As if to prove it, he asks if he can read part of a poem about the power of crying: An Absolutely Ordinary Rainbow by Les Murray. It is set amid the hustle and bustle of 1960s Sydney, he explains, which momentarily grinds to a halt due to the presence of a man weeping in a main square.
The man we surround, the man no one approaches
simply weeps, and does not cover it, weeps
not like a child, not like the wind, like a man
and does not declaim it, nor beat his breast, nor even
sob very loudly – yet the dignity of his weepingholds us back from his space, the hollow he makes about him
in the midday light, in his pentagram of sorrow,
and uniforms back in the crowd who tried to seize him
stare out at him, and feel, with amazement, their minds
longing for tears as children for a rainbow.

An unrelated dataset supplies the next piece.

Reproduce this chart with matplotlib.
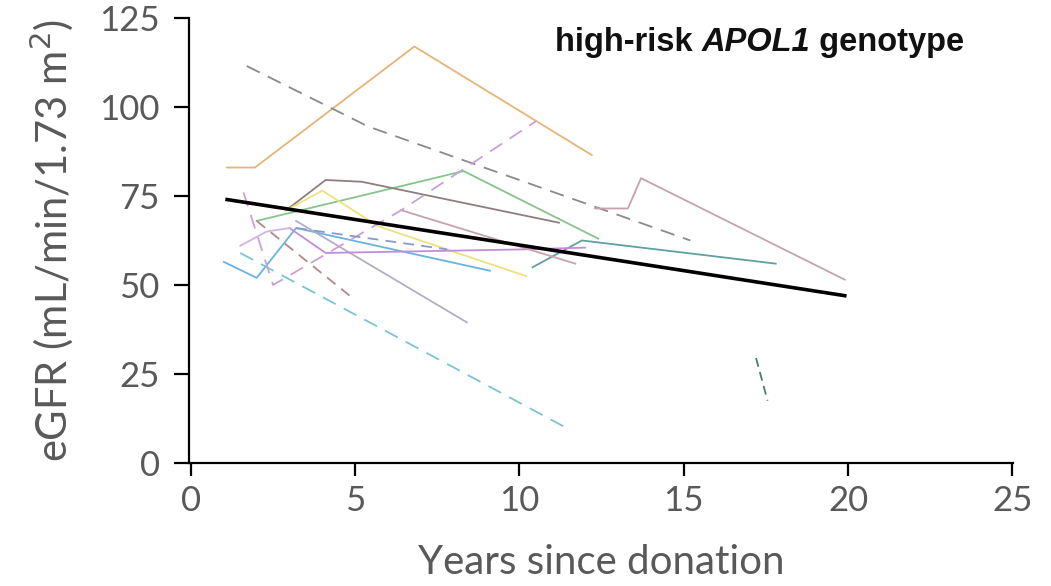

Garfield finishes and the room is quiet. “Wow,” Crowley says, looking moved. The men first met on the 2007 drama Boy A, about a young man newly released from prison. Their careers diverged after that – Garfield came to international attention in 2010 with a supporting role in The Social Network, while Crowley went on to make Brooklyn. Casting We Live in Time, the director says he was looking for actors who could be as funny as they were vulnerable. “I wanted to leaven the emotions with comedy. Life is absurd – it is not binary. They say that in Ireland, people always laugh at funerals and cry at weddings. In my experience it’s true. There’s a black humour to certain sad situations.”
In reviews, much has been said about the film’s non-chronological order; some critics think it mutes climactic moments. Scriptwriter Nick Payne is no stranger to this device – he used it in his hit play Constellations, in 2015, which also jumps forward, backwards and sideways through time to watch a couple’s parallel lives unfold. It’s reassuring, I say, to think that time is not linear, that a past, present and future version of you all exist at once. We are all iterations of ourselves in one moment.
“It’s head-frying to think that time might be vertical, not horizontal,” says Crowley.
“Really?” asks Garfield. “I find it soothing. What drags Tobias into Almut’s apartment while a baby shower is happening?” – after the couple fight about her not wanting to have children. “What’s happening, unseen? We had a sweet thought that maybe it’s their unborn daughter that’s pushing him through that door. I love it as an idea. I found it quite inspiring. And if we have the power to imagine it, why not?”
Before we say goodbye, I want to discuss what feels like the film’s nod to classic 90s romantic comedies. One scene of Tobias and Almut riding a carousel horse wouldn’t be out of place in a Nora Ephron or Richard Curtis classic. “I didn’t know I was making a romcom!” Crowley laughs.
Garfield perks up excitedly. “I love a romcom,” he says excitedly. “My mum was a big romcom person. Sleepless in Seattle played a lot in our house. She also loved all Julia Roberts movies.”
So she would have been a fan of this film? “Definitely!” He pauses, as if he has remembered something. “God, it’s awful isn’t it? There’s such a terrible grief in knowing there are so many important moments they are not going to be incarnate with you in. But I feel a soothing reassurance that incarnate is only a small part of the deal. You can bring their spirit into the room. Those we lose always stay with us.”